Books By C. LItka

Books By C. LItka

Saturday, May 18, 2024

The Saturday Morning Post (No. 48)

 


Wow! This blog is at 99,997 views at the time of posting! You might be the 100,000th! So exciting! Thank you, dear readers, and thanks all you bots! With out you - and I'm talking to all you bots here - we would've never reached this landmark. (100,000 at 9AM CDST)

I don't have a TBR pile of books to read this year. Last year I had an informal one consisting of books that various blogs and YouTube presenters had praised. I've worked my way through that slim stack, so that now, when I finish one book, I have to scramble to find another one to read. Luckily, I have 16 Cadfael novels to fall back on. And fall back on them we did this week.

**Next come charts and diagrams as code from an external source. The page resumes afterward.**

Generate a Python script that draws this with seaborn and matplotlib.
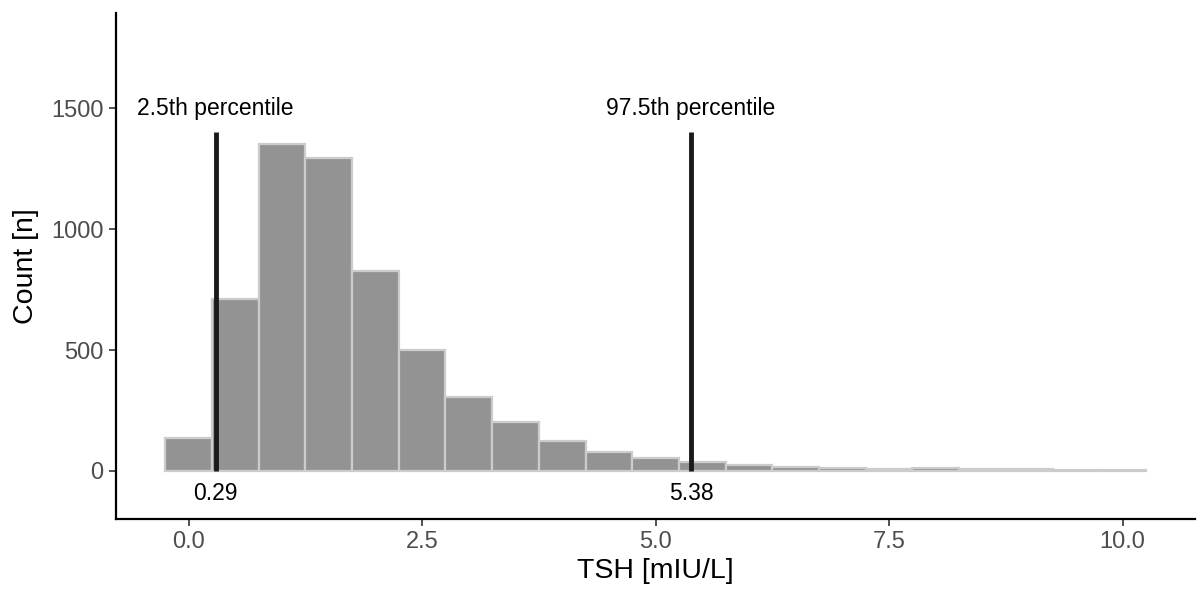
import numpy as np
import pandas as pd
import matplotlib
matplotlib.use("Agg")
import matplotlib.pyplot as plt
import seaborn as sns

# histogram bins (centre of each 0.5-wide bin) and counts
bin_centers = [0.0, 0.5, 1.0, 1.5, 2.0, 2.5, 3.0, 3.5, 4.0, 4.5, 5.0,
               5.5, 6.0, 6.5, 7.0, 7.5, 8.0, 8.5, 9.0, 9.5, 10.0]
counts = [138, 712, 1353, 1293, 825, 501, 306, 201, 122, 77, 54,
          36, 25, 18, 11, 7, 14, 7, 7, 5, 3]

percentiles = [0.29, 5.38]
percentile_names = ["2.5th percentile", "97.5th percentile"]

sns.set_style("white")
plt.rcParams["font.family"] = ["Liberation Sans", "DejaVu Sans"]

fig = plt.figure(figsize=(11.98, 5.89), dpi=100)
ax = fig.add_axes([0.097, 0.119, 0.9005, 0.859])

df = pd.DataFrame({"tsh": bin_centers, "n": counts})
sns.histplot(data=df, x="tsh", weights="n", binwidth=0.5, binrange=(-0.25, 10.25),
             ax=ax, color="#939393", edgecolor="#cccccc", linewidth=1.6, alpha=1)

for p, name in zip(percentiles, percentile_names):
    ax.plot([p, p], [0, 1400], color="#1a1a1a", linewidth=3.5, solid_capstyle="butt")
    ax.text(p, 1500, name, ha="center", va="center", fontsize=16.5, color="black")
    ax.text(p, -92, f"{p:.2f}", ha="center", va="center", fontsize=16.5, color="black")

ax.set_xlim(-0.775, 10.775)
ax.set_ylim(-198, 1893)
ax.set_xticks([0, 2.5, 5, 7.5, 10])
ax.set_xticklabels(["0.0", "2.5", "5.0", "7.5", "10.0"])
ax.set_yticks([0, 500, 1000, 1500])
ax.tick_params(axis="both", labelsize=17, labelcolor="#4d4d4d", color="#333333",
               length=5, width=1.2, left=True, bottom=True, pad=4)
ax.set_xlabel("TSH [mIU/L]", fontsize=20.5, color="black", labelpad=3)
ax.set_ylabel("Count [n]", fontsize=20.5, color="black", labelpad=9)

for side in ["top", "right"]:
    ax.spines[side].set_visible(False)
for side in ["left", "bottom"]:
    ax.spines[side].set_color("black")
    ax.spines[side].set_linewidth(1.6)

fig.savefig("out.png", dpi=100)
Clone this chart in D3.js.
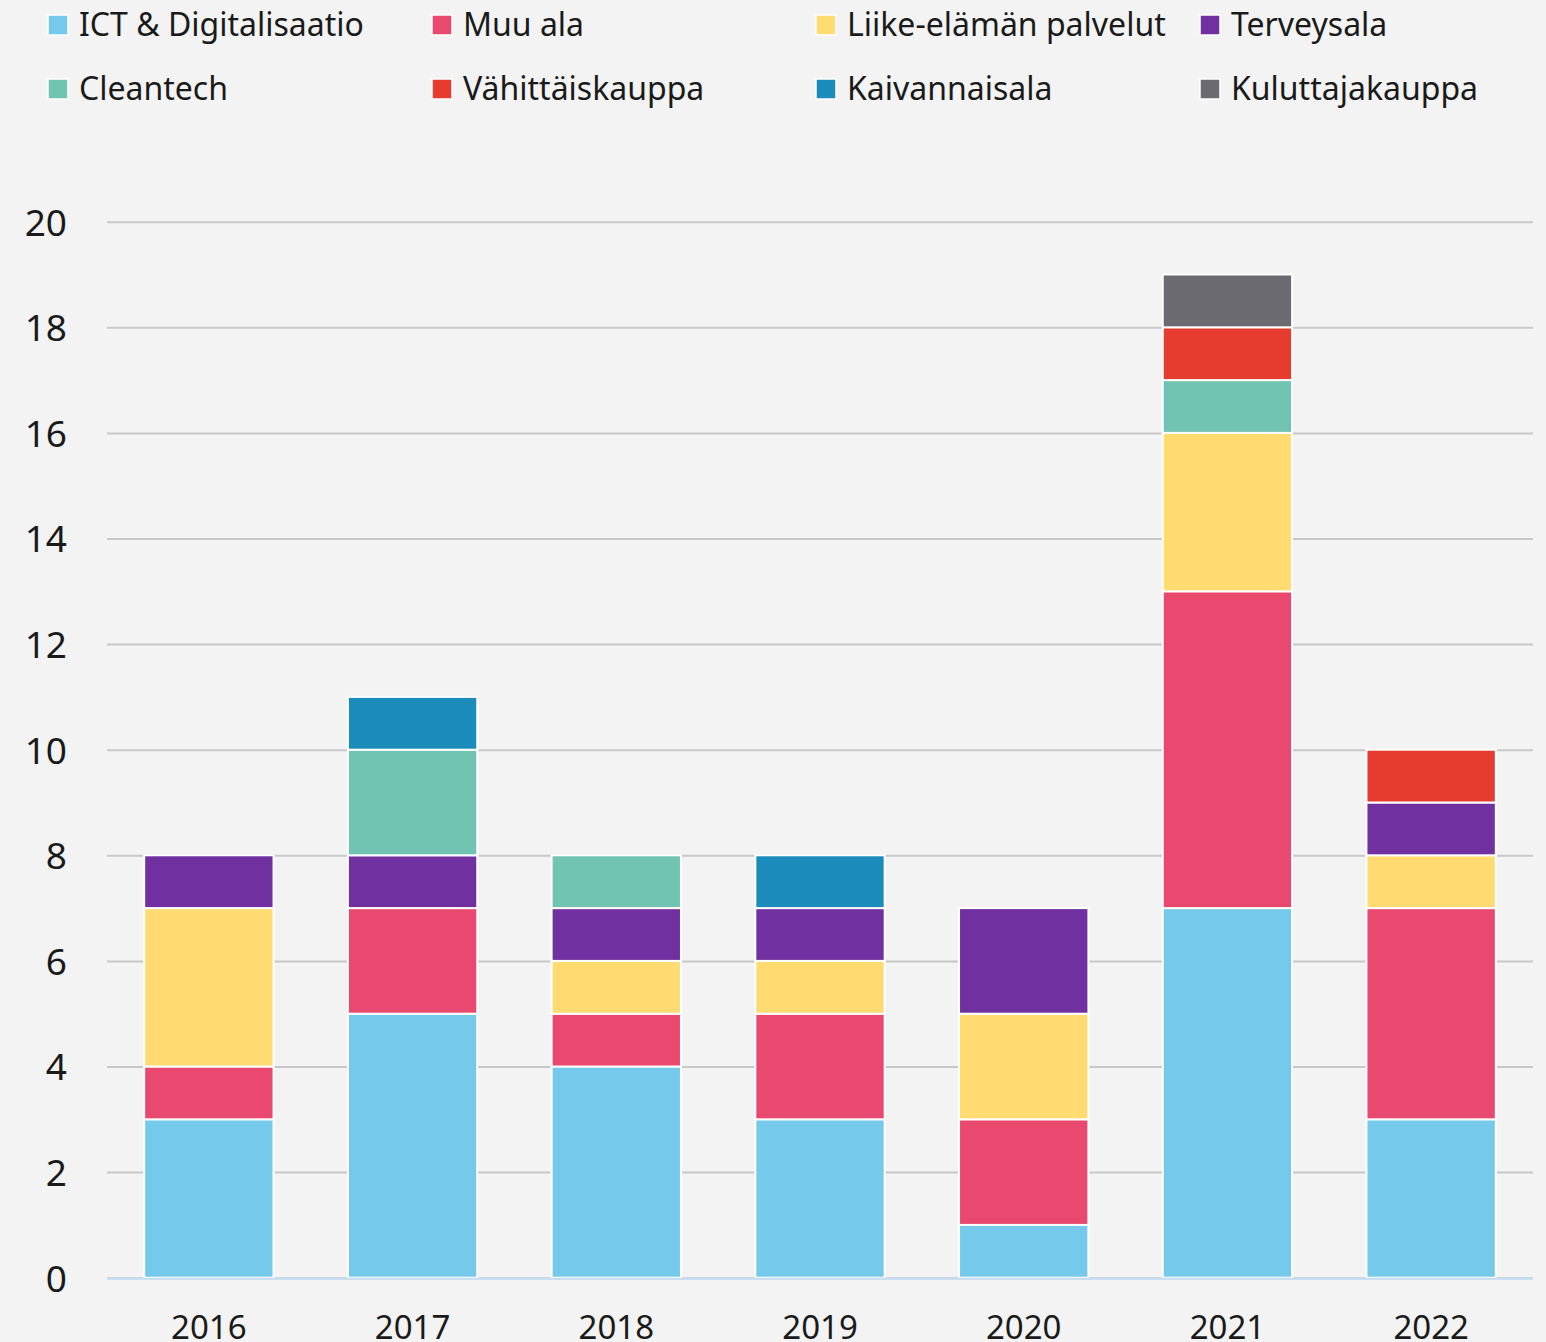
<!DOCTYPE html>
<html>
<head>
<meta charset="utf-8">
<script src="https://cdn.jsdelivr.net/npm/d3@7"></script>
<style>
  html, body { margin: 0; padding: 0; background: #f3f3f3; }
  svg { display: block; font-family: "Noto Sans", "Open Sans", sans-serif; }
</style>
</head>
<body>
<svg id="chart"></svg>
<script>
var years = ["2016", "2017", "2018", "2019", "2020", "2021", "2022"];
var sectors = ["ICT & Digitalisaatio", "Muu ala", "Liike-elämän palvelut", "Terveysala",
               "Cleantech", "Vähittäiskauppa", "Kaivannaisala", "Kuluttajakauppa"];
var colors = ["#75c9eb", "#e9496f", "#ffdb72", "#7030a0",
              "#71c3b2", "#e63c30", "#1b8cb9", "#6a6a70"];

// values per sector, one per year
var ict        = [3, 5, 4, 3, 1, 7, 3];
var muu        = [1, 2, 1, 2, 2, 6, 4];
var liike      = [3, 0, 1, 1, 2, 3, 1];
var terveys    = [1, 1, 1, 1, 2, 0, 1];
var cleantech  = [0, 2, 1, 0, 0, 1, 0];
var vahittais  = [0, 0, 0, 0, 0, 1, 1];
var kaivannais = [0, 1, 0, 1, 0, 0, 0];
var kuluttaja  = [0, 0, 0, 0, 0, 1, 0];
var yTicks = [0, 2, 4, 6, 8, 10, 12, 14, 16, 18, 20];

var seriesValues = [ict, muu, liike, terveys, cleantech, vahittais, kaivannais, kuluttaja];

var width = 1546, height = 1342;
var plotLeft = 107, plotRight = 1533, plotTop = 221.7, plotBottom = 1277.7;
var fontFam = '"Noto Sans", "Open Sans", sans-serif';

var rows = years.map(function(y, i){
	var o = {year: y};
	sectors.forEach(function(s, k){ o[s] = seriesValues[k][i]; });
	return o;
});

var svg = d3.select("#chart")
	.attr("width", width)
	.attr("height", height);

var x = d3.scaleBand()
	.domain(years)
	.range([plotLeft, plotRight])
	.paddingInner(0.365)
	.paddingOuter(0.1825);

var y = d3.scaleLinear()
	.domain([0, 20])
	.range([plotBottom, plotTop]);

// gridlines + y labels
var yAxis = d3.axisLeft(y)
	.tickValues(yTicks)
	.tickSize(-(plotRight - plotLeft))
	.tickPadding(40)
	.tickFormat(d3.format("d"));

var gy = svg.append("g")
	.attr("transform", "translate(" + plotLeft + ",0)")
	.call(yAxis)
	.attr("font-family", fontFam);
gy.select(".domain").remove();
gy.selectAll(".tick line")
	.attr("stroke", "#c8c8c8")
	.attr("stroke-width", 2);
gy.selectAll(".tick text")
	.attr("fill", "#1a1a1a")
	.attr("font-size", 37)
	.attr("dy", "0.36em");

// stacked bars
var stack = d3.stack().keys(sectors);
var layers = stack(rows);

svg.append("g").selectAll("g")
	.data(layers)
	.enter().append("g")
		.attr("fill", function(d, i){ return colors[i]; })
	.selectAll("rect")
	.data(function(d){ return d.filter(function(p){ return p[1] > p[0]; }); })
	.enter().append("rect")
		.attr("x", function(d){ return x(d.data.year); })
		.attr("y", function(d){ return y(d[1]); })
		.attr("width", x.bandwidth())
		.attr("height", function(d){ return y(d[0]) - y(d[1]); })
		.attr("stroke", "#ffffff")
		.attr("stroke-width", 2);

// baseline
svg.append("line")
	.attr("x1", plotLeft).attr("x2", plotRight)
	.attr("y1", y(0) + 1).attr("y2", y(0) + 1)
	.attr("stroke", "#c3def5")
	.attr("stroke-width", 2);

// x labels
var xAxis = d3.axisBottom(x).tickSize(0).tickPadding(0);
var gx = svg.append("g")
	.attr("transform", "translate(0," + plotBottom + ")")
	.call(xAxis)
	.attr("font-family", fontFam);
gx.select(".domain").remove();
gx.selectAll(".tick text")
	.attr("fill", "#1a1a1a")
	.attr("font-size", 33)
	.attr("y", 61)
	.attr("dy", 0);

// legend
var legendCols = [48, 432, 816, 1200];
var legendRows = [36, 100];
var legend = svg.append("g").selectAll("g")
	.data(sectors)
	.enter().append("g")
		.attr("transform", function(d, i){
			return "translate(" + legendCols[i % 4] + "," + legendRows[Math.floor(i / 4)] + ")";
		});
legend.append("rect")
	.attr("x", 0).attr("y", -21)
	.attr("width", 20).attr("height", 20)
	.attr("fill", function(d, i){ return colors[i]; })
	.attr("stroke", "#ffffff")
	.attr("stroke-width", 1.5);
legend.append("text")
	.attr("x", 31)
	.attr("y", 0)
	.attr("font-size", 32)
	.attr("fill", "#1a1a1a")
	.text(function(d){ return d; });
</script>
</body>
</html>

My reviewer criteria. I like light, entertaining novels. I like smaller scale stories rather than epics. I like character focused novels featuring pleasant characters, with a minimum number of unpleasant ones. I greatly value clever and witty writing. I like first person, or close third person narratives. I dislike a lot of "head jumping" between POVs and flashbacks. I want a story, not a puzzle. While I am not opposed to violence, I dislike gore for the sake of gore. I find long and elaborate fight, action, and battle sequences tedious. Plot holes and things that happen for the convenience of the author annoy me. And I fear I'm a born critic in that I don't mind pointing out what I don't like in a story. However, I lay no claim to be the final arbitrator of style and taste, you need to decide for yourself what you like or dislike in a book.

Your opinions are always welcome. Comment below.


The Devil's Novice by Ellis Peters  A

This is the 8th novel in the series.

Note to myself: write your reviews shortly after you read the books. Don't put it off. Which is what I've done for this review.

Right. It's slowly coming back to me. (Without even having to get up, walk over to the book shelf behind me, pull out and bring the book to my desk, and renew my acquaintance with it.) I have in now. This story starts with a young man who is handed off by his father to the Abbey to become a monk - the devil's novice of the title. This young man is very eager to become a monk as quickly as possible. Too eager, thinks Cadfael. Why? The novice is, however troubled by the sight of blood, and by nightmares which disturbs the other novices and students. He also manages to get himself into trouble as well, so that it is felt by some in the abbey that he is somehow possessed by the devil at times.

The second plotline consists of a church courier sent by King Stephen with a message to some nobles in the north of England, who has gone missing. This plot is tied into the novice and his family, when the courier's horse is found, suggesting that courier has been murdered only a day after staying at the novice's family manor. Is the novice somehow involved in the murder of this courier? And if so, how?

Like all of Peters' Cadfael stories, the story is more of character study, and historic fiction, than a murder mystery, but murder mysteries they are and it is. And murders have to be solved, as they are, with the keen eye and long experience in the outside world that Cadfael brings to the cloistered life of the abbey. Once again, I enjoyed this book without reservations.